Having found the eject code, I set about building a dedicated remote control. I picked the ATtiny13 microcontroller as a base, as that's a more than capable microcontroller with its 9.6MHz internal clock, 1KB program memory, 64 bytes SRAM and 3V operation.

I was a bit surprised to see that AVR-GCC supports the ATtiny13, and whilst C may seem overkill for such a project I'll gladly take advantage of anything that makes my life easier.

// Requisite header files.
#include <avr/io.h>
#include <util/delay.h>

// Frequency of the IR carrier signal (Hertz).
#define F_IR_CARRIER (37000)

// Timing of the data bits (microseconds).
#define T_DX_MARK   (440)
#define T_D0_SPACE  (440)
#define T_D1_SPACE (1310)

// Timing of the lead-in and lead-out bits (microseconds).
#define T_LEAD_IN_MARK    (3500)
#define T_LEAD_IN_SPACE   (1750)
#define T_LEAD_OUT_MARK    (440)
#define T_LEAD_OUT_SPACE (74000)

// Commands definitions.
#define OEM_DEVICE_1_CODE         (2)
#define OEM_DEVICE_2_CODE        (32)
#define CAMCORDER_DEVICE_ID     (112)
#define CAMCORDER_SUB_DEVICE_ID  (40)
#define CAMCORDER_COMMAND_EJECT   (1)

// Transmits a single unformatted byte.
void panasonic_send_byte(uint8_t value) {
    // Send eight data bits.
    for (uint8_t bit = 0; bit < 8; ++bit, value >>= 1) {
        // Send the mark/burst.
        DDRB |= _BV(1);
        _delay_us(T_DX_MARK);
        // Send the space.
        DDRB &= (uint8_t)~_BV(1);
        _delay_us(T_D0_SPACE);
        // Extend the space if it's a "1" data bit.
        if (value & (uint8_t)1) {
            _delay_us(T_D1_SPACE - T_D0_SPACE);
        }
    }
}

// Transmits a formatted command packet to the IR device.
void panasonic_send_command(uint8_t oem_device_code_1, uint8_t oem_device_code_2, uint8_t device_code, uint8_t sub_device_code, uint8_t command) {
    // Send the lead in.
    DDRB |= _BV(1);
    _delay_us(T_LEAD_IN_MARK);
    DDRB &= (uint8_t)~_BV(1);
    _delay_us(T_LEAD_IN_SPACE);

    // Send the five command bytes.
    panasonic_send_byte(oem_device_code_1);
    panasonic_send_byte(oem_device_code_2);
    panasonic_send_byte(device_code);
    panasonic_send_byte(sub_device_code);
    panasonic_send_byte(command);

    // Send the checksum.
    panasonic_send_byte(device_code ^ sub_device_code ^ command);

    // Send the lead out.
    DDRB |= _BV(1);
    _delay_us(T_LEAD_OUT_MARK);
    DDRB &= (uint8_t)~_BV(1);
    _delay_us(T_LEAD_OUT_SPACE);
}

// Main program entry point.
int main(void) {

    TCCR0A |= _BV(COM0B0) | _BV(WGM01);     // Toggle OC0B when on CTC reload. Use CTC mode.
    TCCR0B |= _BV(CS00);                    // Set clock source to CPU clock/1.
    OCR0A = (F_CPU / F_IR_CARRIER / 2) - 1; // Set the CTC reload value to generate an IR signal at the correct carrier frequency.

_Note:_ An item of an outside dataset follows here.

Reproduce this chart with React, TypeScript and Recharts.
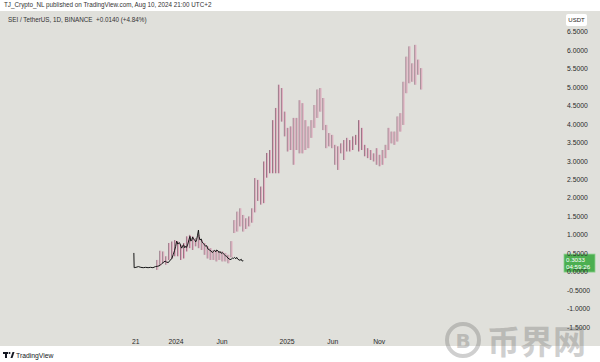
import React from 'react';
import { Bar, ComposedChart, Line, ReferenceLine, XAxis, YAxis } from 'recharts';

// black price line, days counted from 2024-01-01
const lineDays = [
  -139, -138, -132, -124, -116, -108, -100, -92, -84, -76, -68, -60, -53, -47, -42, -36, -31, -25, -20, -14,
  -9, -5, -1, 2, 6, 10, 13, 16, 19, 22, 25, 29, 32, 35, 39, 43, 46, 49, 52, 55, 58, 62, 65, 68, 71, 74, 76,
  79, 83, 86, 90, 94, 98, 101, 105, 109, 112, 116, 120, 123, 127, 131, 134, 138, 142, 145, 149, 153, 156,
  160, 164, 167, 171, 175, 178, 182, 186, 189, 193, 197, 200, 204, 208, 211, 215, 218, 222,
];
const linePrices = [
  0.51, 0.11, 0.12, 0.14, 0.12, 0.11, 0.12, 0.11, 0.12, 0.11, 0.14, 0.15, 0.17, 0.22, 0.25, 0.29, 0.26, 0.25,
  0.31, 0.35, 0.47, 0.57, 0.69, 0.83, 0.75, 0.79, 0.77, 0.69, 0.64, 0.71, 0.73, 0.65, 0.69, 0.66, 0.75, 0.88,
  0.96, 0.83, 0.87, 0.94, 0.89, 0.85, 0.81, 0.87, 0.99, 1.13, 0.96, 0.86, 0.89, 0.81, 0.77, 0.73, 0.69, 0.71,
  0.62, 0.6, 0.58, 0.56, 0.52, 0.55, 0.58, 0.54, 0.59, 0.57, 0.52, 0.55, 0.5, 0.52, 0.49, 0.46, 0.43, 0.42,
  0.37, 0.35, 0.33, 0.34, 0.37, 0.36, 0.39, 0.35, 0.39, 0.34, 0.32, 0.31, 0.34, 0.29, 0.3,
];

// projected bars pattern (pink)
const barHighs = [
  0.32, 0.57, 0.55, 0.42, 0.78, 0.82, 0.86, 0.82, 0.73, 0.78, 0.96, 1.0, 0.96, 0.91, 1.0, 0.86, 0.78, 0.69,
  0.64, 0.59, 0.59, 0.55, 0.55, 0.51, 0.46, 0.83, 1.4, 1.63, 1.72, 1.54, 1.45, 1.5, 1.72, 2.54, 2.49, 2.31,
  2.99, 3.22, 3.3, 4.11, 4.44, 5.07, 4.98, 4.34, 3.9, 3.94, 4.17, 4.17, 4.65, 4.57, 4.11, 3.94, 4.11, 4.52,
  4.94, 4.98, 4.71, 3.98, 3.76, 3.71, 3.44, 3.4, 3.48, 3.57, 3.63, 3.57, 3.67, 3.71, 4.11, 3.9, 3.44,
  3.35, 3.3, 3.21, 3.35, 3.17, 3.3, 3.44, 3.9, 3.8, 3.8, 4.21, 4.3, 5.15, 5.83, 6.11, 5.65, 6.15,
  5.75, 5.52,
];
const barLows = [
  0.05, 0.16, 0.23, 0.19, 0.32, 0.36, 0.42, 0.42, 0.32, 0.36, 0.55, 0.64, 0.59, 0.69, 0.64, 0.59, 0.46, 0.36,
  0.32, 0.32, 0.28, 0.32, 0.28, 0.28, 0.23, 0.39, 1.05, 1.09, 1.23, 1.09, 1.16, 1.23, 1.33, 1.61, 1.92, 1.82,
  1.86, 2.55, 2.67, 2.67, 2.67, 2.67, 4.07, 3.67, 3.26, 3.3, 2.9, 3.3, 3.21, 3.21, 3.3, 3.35, 3.63, 3.9,
  4.17, 4.34, 3.84, 3.35, 3.4, 3.35, 2.9, 2.76, 3.21, 3.03, 3.26, 3.26, 3.3, 3.44, 3.26, 3.3, 3.13, 3.08,
  3.03, 2.99, 2.9, 2.86, 2.9, 3.08, 3.3, 3.48, 3.44, 3.53, 3.8, 3.98, 4.84, 5.11, 5.15, 5.07, 5.34, 4.94,
];
const barStartDay = -61.7;
const barStepDays = 9.78;

const timeTicks = [-133, 0, 152, 366, 517, 670];
const timeLabels = ['21', '2024', 'Jun', '2025', 'Jun', 'Nov'];
const priceTicks = [-1.5, -1, -0.5, 0, 0.5, 1, 1.5, 2, 2.5, 3, 3.5, 4, 4.5, 5, 5.5, 6, 6.5];

const lastPrice = 0.3033;
const countdown = '04:59:26';

const rows = [
  ...lineDays.map((day, i) => ({ day, price: linePrices[i] })),
  ...barHighs.map((hi, i) => ({ day: barStartDay + i * barStepDays, range: [barLows[i], hi] })),
].sort((a, b) => a.day - b.day);

const font = '"Liberation Sans", Arial, sans-serif';

function BarShape(props: any) {
  const { x, y, width, height, payload } = props;
  if (!payload || !payload.range) return <g />;
  const cx = x + width / 2;
  return (
    <g>
      <rect x={cx - 1} y={y} width={1} height={height} fill='#957483' />
      <rect x={cx} y={y} width={1} height={height} fill='#e2a8bd' />
    </g>
  );
}

function PriceTick(props: any) {
  const { y, payload } = props;
  return (
    <text x={567} y={y} dominantBaseline='central' fontSize={6.8} fill='#2a2a2a' fontFamily={font}>
      {payload.value.toFixed(4)}
    </text>
  );
}

function TimeTick(props: any) {
  const { x, payload } = props;
  const label = timeLabels[timeTicks.indexOf(payload.value)];
  return (
    <text x={x} y={333} textAnchor='middle' fontSize={6.8} fill='#2a2a2a' fontFamily={font}>
      {label}
    </text>
  );
}

function PriceTag(props: any) {
  const top = props.viewBox.y - 6.5;
  return (
    <g>
      <rect x={564} y={top} width={31} height={18} fill='#4caf50' stroke='#8fd08f' strokeWidth={0.8} />
      <text x={566} y={top + 5} dominantBaseline='central' fontSize={6.2} fill='#fff' fontFamily={font}>
        {lastPrice.toFixed(4)}
      </text>
      <text x={566} y={top + 12.5} dominantBaseline='central' fontSize={6.2} fill='#fff' fontFamily={font}>
        {countdown}
      </text>
    </g>
  );
}

export default function App() {
  return (
    <div style={{ position: 'relative', width: 600, height: 362, background: '#fff', overflow: 'hidden', fontFamily: font }}>
      <style>{'body{margin:0}'}</style>
      <div style={{ position: 'absolute', left: 4, top: 1, fontSize: 6.3, color: '#333', whiteSpace: 'nowrap' }}>
        TJ_Crypto_NL published on TradingView.com, Aug 10, 2024 21:00 UTC+2
      </div>
      <div style={{ position: 'absolute', left: 0, top: 11, width: 600, height: 335, background: '#e0e0db' }}>
        <ComposedChart width={600} height={335} data={rows} margin={{ top: 0, right: 0, bottom: 0, left: 0 }}>
          <XAxis
            dataKey='day'
            type='number'
            domain={[-580.3, 1252.9]}
            allowDataOverflow
            ticks={timeTicks}
            interval={0}
            height={12}
            axisLine={false}
            tickLine={false}
            tick={<TimeTick />}
          />
          <YAxis
            orientation='right'
            type='number'
            domain={[-1.687, 7.068]}
            allowDataOverflow
            ticks={priceTicks}
            interval={0}
            width={44}
            axisLine={false}
            tickLine={false}
            tick={<PriceTick />}
          />
          <Bar dataKey='range' shape={<BarShape />} isAnimationActive={false} />
          <Line
            dataKey='price'
            type='linear'
            stroke='#151515'
            strokeWidth={1}
            dot={false}
            connectNulls
            isAnimationActive={false}
          />
          <ReferenceLine y={lastPrice} stroke='none' label={<PriceTag />} />
        </ComposedChart>
        <div style={{ position: 'absolute', left: 8, top: 5, fontSize: 6.3, color: '#333', whiteSpace: 'nowrap' }}>
          SEI / TetherUS, 1D, BINANCE&nbsp;&nbsp;+0.0140 (+4.84%)
        </div>
        <div
          style={{
            position: 'absolute', left: 566, top: 3, width: 21, height: 12, background: '#fff', borderRadius: 2,
            fontSize: 6, color: '#222', textAlign: 'center', lineHeight: '12px',
          }}
        >
          USDT
        </div>
      </div>
      <svg width={600} height={362} style={{ position: 'absolute', left: 0, top: 0, pointerEvents: 'none' }}>
        <g opacity={0.32}>
          <circle cx={463} cy={340} r={16} fill='none' stroke='#6b6b6b' strokeWidth={4} />
          <text x={463} y={341} textAnchor='middle' dominantBaseline='central' fontSize={20} fontWeight='bold' fill='#6b6b6b' fontFamily='"DejaVu Sans", sans-serif'>
            B
          </text>
          <text x={487} y={354} fontSize={33} fontWeight='bold' fill='#6b6b6b' fontFamily='"Noto Sans CJK SC", sans-serif'>
            币界网
          </text>
        </g>
        <g fill='#131722'>
          <rect x={3} y={352} width={5} height={2} />
          <rect x={5} y={352} width={2} height={6} />
          <circle cx={9.5} cy={353} r={1} />
          <path d='M10.5 358 L12.5 352 L14.5 352 L12.5 358 Z' />
        </g>
        <text x={16} y={355.5} dominantBaseline='central' fontSize={6.8} fill='#131722' fontFamily={font}>
          TradingView
        </text>
      </svg>
    </div>
  );
}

    // Send the "eject" command ad infinitum.
    for(;;) {
        panasonic_send_command(OEM_DEVICE_1_CODE, OEM_DEVICE_2_CODE, CAMCORDER_DEVICE_ID, CAMCORDER_SUB_DEVICE_ID, CAMCORDER_COMMAND_EJECT);
    }
}

The code is about as simple as the circuit. IR signals are transmitted as carefully timed bursts of a particular carrier frequency (37kHz in this case). For example, to send a "0" bit 440μS of this 37kHz signal are sent followed by 440μS of silence. To send a "1" bit, 440μS of carrier signal are sent as before, but a 1310μS period of silence follows it.

The AVR's timer is used to generate a ~37kHz carrier signal. The timer is an eight-bit counter that counts up at a user-defined rate (in my case I've chosen to increment the counter by one every CPU clock cycle). I've configured it to invert the output level of pin OC0B and reset every time it hits a particular value. By setting whether this pin is an output or an input the output of a burst of 37kHz IR signal or silence can be selected. Simple delay loops, generated with the helper function _delay_us, are used to time the transmission of data bits.

The final step was to assemble the circuit on stripboard and install it in a smallish project box. I've put the switch adjacent to the LED for two reasons; to conserve space and to protect it a little from accidentally being pressed by the protruding LED bezel.

Building a single-button remote control is a relatively straightforward affair, so whilst the above code has a very specific purpose it should be easy enough to modify it to control other devices.